Each vineyard was sprayed eight times at two-week intervals, with vines getting either airborne and ground-based spraying on the same days.

Early evaluations point to the usefulness of aerial spraying on highly sloped farmland, according to Pederson, adding that many recently planted lands far from the valley floor may benefit the most.

“I think the Napa Valley has lot of small vineyards and steep hillsides that are difficult to apply chemicals and I think they would be a good fit,” she said Wednesday, referring to growing operations placed farther up the valley to take advantage of unique weather and soil conditions.

In Calistoga, the Yamaha drone also has been tested over non-trellised vine rows whose late-season growth makes it difficult to move workers and heavy equipment in and out without damaging the plants, according to Pederson.

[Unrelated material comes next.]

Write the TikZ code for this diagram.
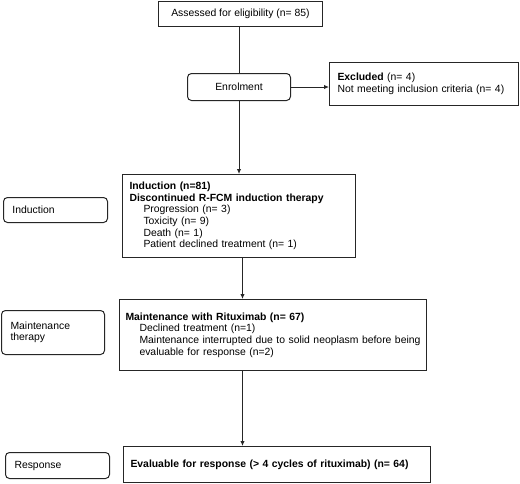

“I see it being a fit not necessarily in replacing (ground-based spraying) in whole, but replacing some backpack spray operations during the season,” she said. “Labor is a huge issue, so if we can spare some of our labor force from the difficulty of these backpack sprays, that would be a great benefit.”

First developed by Yamaha in the 1990s, the RMAX, which weighs 220 pounds when fully fueled, contains two tanks within its 9-foot-long, 2 ½-foot-wide frame. Nozzles connected to the tanks can dispense pesticide, seed, fertilizer and other materials, and the drone can stay aloft for up to 50 minutes at a time.

Yamaha began testing the RMAX locally in 2012 at the Oakville Experimental Vineyard, an Upvalley research station owned by the University of California, Davis. In addition to servicing rougher terrain, the unmanned aircraft potentially could spread substances at up to 10 times the speed of tractors and hand sprayers, UC Davis professor Ken Giles said during an Oakville demonstration in October 2014.

In 2015, the RMAX became the first unmanned aircraft to win certification from the Federal Aviation Administration for agricultural flights, the FAA’s website says.

On Monday, the FAA relaxed licensing rules for lightweight drones under 55 pounds, allowing operators to pass a written test and pay a $150 fee rather than get a pilot’s license.

Some 2,100 companies and individuals have federal permission to fly drones for farming, according to the drone industry’s Association for Unmanned Vehicle Systems International. Farmers have used the aircraft for surveying, thermal and infrared scanning to track soil moisture and crop changes, and keeping track of broken water lines and other irrigation problems.

Information from The Associated Press was used in this report.